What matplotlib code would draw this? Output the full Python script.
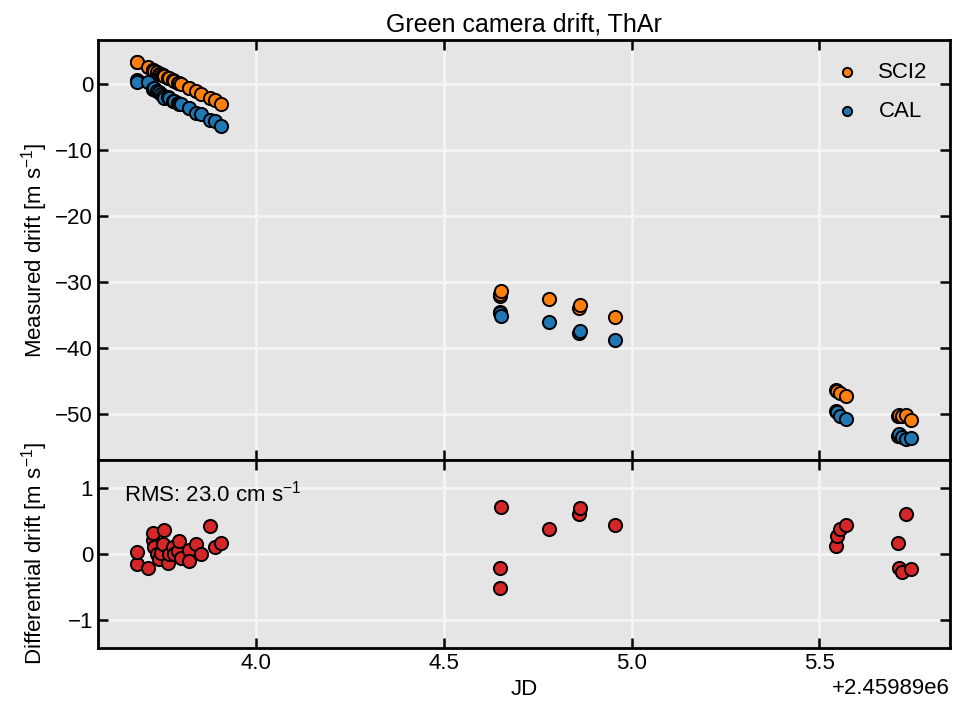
import numpy as np
import matplotlib
matplotlib.use("Agg")
import matplotlib.pyplot as plt
from matplotlib import font_manager

# font: condensed look if available
names = {f.name for f in font_manager.fontManager.ttflist}
family = "Liberation Sans Narrow" if "Liberation Sans Narrow" in names else "Liberation Sans"
plt.rcParams['font.family'] = [family, 'DejaVu Sans']
plt.rcParams['mathtext.fontset'] = 'custom'
plt.rcParams['mathtext.rm'] = family
plt.rcParams['mathtext.it'] = family + ':italic'

JD_OFFSET = 2459890.0

# times (JD - offset), drifts in m/s
t = np.array([3.682, 3.683, 3.711, 3.725, 3.726, 3.727, 3.736, 3.742, 3.747,
              3.751, 3.756, 3.765, 3.769, 3.778, 3.781, 3.791, 3.794, 3.800,
              3.820, 3.821, 3.839, 3.854, 3.876, 3.890, 3.906,
              4.649, 4.650, 4.653, 4.779, 4.859, 4.863, 4.955,
              5.544, 5.546, 5.556, 5.570,
              5.710, 5.712, 5.719, 5.730, 5.745])

sci2 = np.array([3.3, 3.3, 2.6, 2.1, 2.1, 2.0, 1.8, 1.6, 1.5,
                 1.4, 1.2, 1.0, 0.9, 0.6, 0.5, 0.2, 0.2, 0.0,
                 -0.6, -0.6, -1.1, -1.5, -2.1, -2.4, -3.0,
                 -32.1, -31.9, -31.4, -32.6, -34.0, -33.5, -35.3,
                 -46.4, -46.5, -46.9, -47.3,
                 -50.3, -50.2, -50.4, -50.2, -50.9])

cal = np.array([0.6, 0.3, 0.3, -0.7, -0.8, -0.6, -1.1, -1.2, -1.5,
                -1.8, -2.1, -1.9, -2.1, -2.5, -2.5, -2.9, -3.0, -3.0,
                -3.6, -3.6, -4.3, -4.6, -5.5, -5.6, -6.3,
                -34.5, -34.7, -35.2, -36.1, -37.8, -37.4, -38.8,
                -49.6, -49.8, -50.3, -50.8,
                -53.4, -53.1, -53.5, -53.8, -53.7])

diff = np.array([-0.15, 0.03, -0.21, 0.21, 0.31, 0.10, 0.0, -0.08, 0.02,
                 0.15, 0.36, -0.13, 0.0, 0.10, 0.0, 0.05, 0.20, -0.06,
                 0.06, -0.11, 0.15, 0.0, 0.42, 0.10, 0.16,
                 -0.51, -0.21, 0.70, 0.38, 0.60, 0.69, 0.44,
                 0.12, 0.27, 0.37, 0.43,
                 0.16, -0.21, -0.27, 0.60, -0.23])

rms_cm = 23.0

jd = JD_OFFSET + t

fig = plt.figure(figsize=(9.55, 7.11), dpi=100)
gs = fig.add_gridspec(2, 1, height_ratios=[2.23, 1], hspace=0,
                      left=0.1026, right=0.9948, top=0.9437, bottom=0.0886)
ax1 = fig.add_subplot(gs[0])
ax2 = fig.add_subplot(gs[1], sharex=ax1)

for ax in (ax1, ax2):
    ax.set_facecolor('#e5e5e5')
    ax.grid(True, color='#f4f4f4', linewidth=2)
    ax.set_axisbelow(True)
    ax.tick_params(direction='in', top=True, right=True, length=7, width=1.8,
                   labelsize=16)
    for sp in ax.spines.values():
        sp.set_linewidth(2)

kw = dict(s=90, edgecolors='black', linewidths=1.4, zorder=3)
ax1.scatter(jd, sci2, color='#ff7f0e', label='SCI2', **kw)
ax1.scatter(jd, cal, color='#1f77b4', label='CAL', **kw)
ax1.set_ylim(-57.0, 6.7)
ax1.set_ylabel('Measured drift [m s$^{-1}$]', fontsize=16)
ax1.set_title('Green camera drift, ThAr', fontsize=18)
ax1.legend(loc='upper right', frameon=False, fontsize=16, markerscale=0.7,
           handletextpad=0.4, labelspacing=0.8, borderaxespad=0.6)
plt.setp(ax1.get_xticklabels(), visible=False)

ax2.scatter(jd, diff, color='#d62728', **kw)
ax2.set_ylim(-1.42, 1.42)
ax2.set_ylabel('Differential drift [m s$^{-1}$]', fontsize=16)
ax2.set_xlabel('JD', fontsize=16)
ax2.xaxis.get_offset_text().set_fontsize(16)
ax2.text(0.03, 0.82, 'RMS: %.1f cm s$^{-1}$' % rms_cm, transform=ax2.transAxes,
         fontsize=16, va='center')

fig.align_ylabels([ax1, ax2])
plt.savefig('out.png', dpi=100)
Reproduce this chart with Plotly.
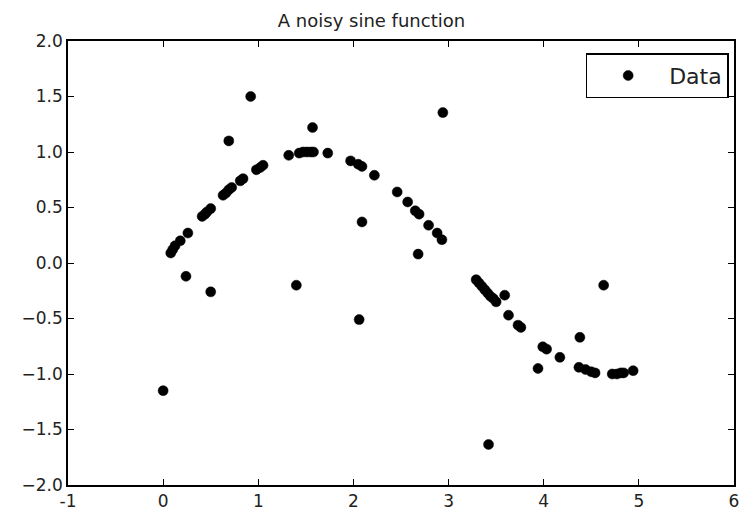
import plotly.graph_objects as go

x_values = [0.00, 0.08, 0.10, 0.125, 0.18, 0.24, 0.26, 0.41, 0.44, 0.46, 0.50, 0.50,
            0.63, 0.66, 0.69, 0.69, 0.72, 0.81, 0.84, 0.92, 0.98, 1.02, 1.05,
            1.32, 1.40, 1.43, 1.47, 1.51, 1.55, 1.58, 1.57, 1.73, 1.97, 2.05, 2.09,
            2.06, 2.09, 2.22, 2.46, 2.57, 2.65, 2.69, 2.68, 2.79, 2.88, 2.93, 2.94,
            3.29, 3.32, 3.35, 3.38, 3.41, 3.44, 3.47, 3.50, 3.42, 3.59, 3.63, 3.73,
            3.76, 3.94, 3.99, 4.03, 4.17, 4.37, 4.38, 4.44, 4.50, 4.54, 4.63, 4.72,
            4.77, 4.81, 4.84, 4.94]
y_values = [-1.15, 0.09, 0.12, 0.155, 0.20, -0.12, 0.27, 0.42, 0.44, 0.46, 0.49, -0.26,
            0.61, 0.63, 0.66, 1.10, 0.68, 0.74, 0.76, 1.50, 0.84, 0.86, 0.88,
            0.97, -0.20, 0.99, 1.00, 1.00, 1.00, 1.00, 1.22, 0.99, 0.92, 0.89, 0.87,
            -0.51, 0.37, 0.79, 0.64, 0.55, 0.47, 0.44, 0.08, 0.34, 0.27, 0.21, 1.355,
            -0.15, -0.18, -0.21, -0.24, -0.27, -0.30, -0.32, -0.35, -1.635, -0.29, -0.47, -0.56,
            -0.58, -0.95, -0.755, -0.776, -0.85, -0.94, -0.67, -0.96, -0.98, -0.99, -0.20, -1.00,
            -1.00, -0.99, -0.99, -0.97]

x_ticks = [-1, 0, 1, 2, 3, 4, 5, 6]
y_ticks = [-2.0, -1.5, -1.0, -0.5, 0.0, 0.5, 1.0, 1.5, 2.0]

FONT = "DejaVu Sans"

fig = go.Figure()
fig.add_trace(go.Scatter(
    x=x_values, y=y_values, mode="markers", name="Data",
    marker=dict(color="black", size=10, line=dict(color="black", width=0.5)),
))

axis_common = dict(
    showline=True, linecolor="black", linewidth=1.5, mirror="ticks",
    ticks="inside", ticklen=6, tickwidth=1, tickcolor="black",
    showgrid=False, zeroline=False,
    tickfont=dict(family=FONT, size=17, color="#222222"),
)

fig.update_layout(
    width=742, height=513,
    margin=dict(l=68, r=6, t=41, b=28),
    paper_bgcolor="white", plot_bgcolor="white",
    title=dict(text="A noisy sine function", x=371.5 / 742, xanchor="center",
               y=1 - 21 / 513, yanchor="middle",
               font=dict(family=FONT, size=18, color="#222222")),
    xaxis=dict(range=[-1, 6], tickvals=x_ticks, ticktext=[str(v) for v in x_ticks],
               automargin=False, **axis_common),
    yaxis=dict(range=[-2, 2], tickvals=y_ticks, tickformat=".1f",
               automargin=True, **axis_common),
    showlegend=True,
    legend=dict(x=0.992, y=0.9725, xanchor="right", yanchor="top",
                bordercolor="black", borderwidth=1.5, bgcolor="white",
                font=dict(family=FONT, size=22, color="#222222"),
                itemwidth=72),
)

fig.write_html("out.html")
#####
§ **What the exercise asks**: Write out the lines from the start of the material to the line with "JD_OFFSET = 2459890.0", inclusive and exactly. Skip the pictures.

§ **Solved problem**:
What matplotlib code would draw this? Output the full Python script.
import numpy as np
import matplotlib
matplotlib.use("Agg")
import matplotlib.pyplot as plt
from matplotlib import font_manager

# font: condensed look if available
names = {f.name for f in font_manager.fontManager.ttflist}
family = "Liberation Sans Narrow" if "Liberation Sans Narrow" in names else "Liberation Sans"
plt.rcParams['font.family'] = [family, 'DejaVu Sans']
plt.rcParams['mathtext.fontset'] = 'custom'
plt.rcParams['mathtext.rm'] = family
plt.rcParams['mathtext.it'] = family + ':italic'

JD_OFFSET = 2459890.0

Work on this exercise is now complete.